In Rubin v Expandable Limited, Rix LJ concluded that "he wrote" was not a mere reference to a transaction otherwise to be inferred as a effected by a document, but a direct allusion to the act of making the document itself. Therefore the document was "mentioned in" the witness statement, and subject to any question of legal professional privilege had to be produced.
I turn to paragraph 15 of Mr Fluit's affidavit in the present case. He deposed that the professor had previously provided opinions on the applicable law regarding the termination of CVBB's licenses. In my view that was not a direct allusion to a document. Opinions may be contained in documents or they may be expressed orally.
The peculiar feature of this case is that it is clear from Mr Fluit's email of 1 January 2010 that the opinions to which he referred are contained in a document. Indeed, a copy of the document has been provided to the Court and I have perused it.
Is rule 222 engaged where the affidavit does not contain mention of a document, but there is other evidence establishing unequivocally that the opinions of which mention is made are contained in a document?
In Marubeni Corporation v Alafouzos [1986] CA Transcript 996, the affidavit was in these terms:
"The plaintiffs have obtained outside Japanese legal advice which categorically states that this agreement does not render performance of the sale contract illegal in any way whatsoever."
During argument, it was conceded that the advice "almost certainly" would have been contained in a document.
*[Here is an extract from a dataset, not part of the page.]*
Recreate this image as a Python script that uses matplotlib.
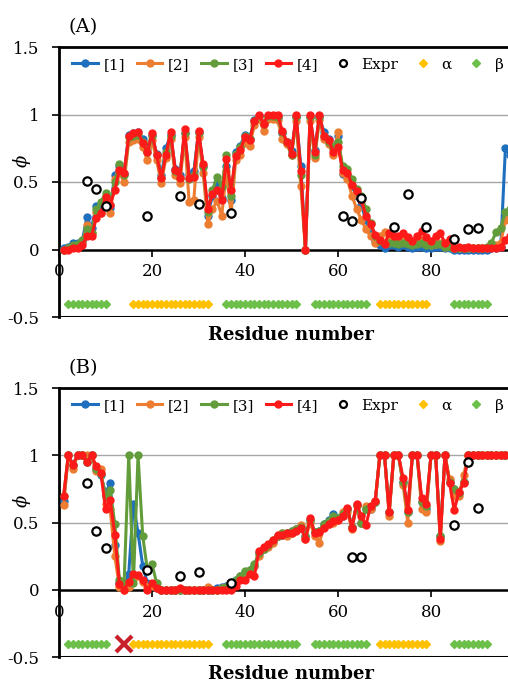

Despite that concession, Lawton LJ regarded it as clear that there had not be a reference to a document in the affidavit. Not without "some doubt", Lloyd LJ was prepared to assume that there was a reference to a document.
In my respectful opinion, the approach of Lawton LJ is to be applied to rule 222 of the UCPR. Paragraph 15 of Mr Fluit's affidavit contains a direct allusion to opinions but not a direct allusion to a document containing opinions. Accordingly, in my view, the rule is not engaged.
Even if the rule is prima facie engaged, mere mention of a document does not amount to waiver of legal professional privilege if it otherwise exists.
A foreign lawyer's advice may attract legal professional privilege. See Kennedy v Wallace [2004] FCAFC 337 at paragraphs 198 - 2002. A mere statement of principles of Indonesian Law may be a statement of fact. But that is different from an opinion upon the application of those principles to the affairs of the defendants. In my view, the document does attract legal professional privilege.
In the circumstances, the application is dismissed.
I will direct my associate to place the letter from Mr Fluit to the Registrar of 1 January 2010, to which is attached a copy of Professor Juwana's opinions, in an envelope which is to be sealed and marked with particulars of the Court proceeding and as not to be opened without an order of the Court.
...
HER HONOUR: In view of my conclusion that rule 222 is not engaged because there is no direct allusion to a document in paragraph 15 of Mr Fluit's affidavit, I think the respondent/defendants are entitled to their costs of this application.
Accordingly, I order that the applicant/plaintiffs pay the respondent/defendants’ costs of and incidental to the application to be assessed on the standard basis.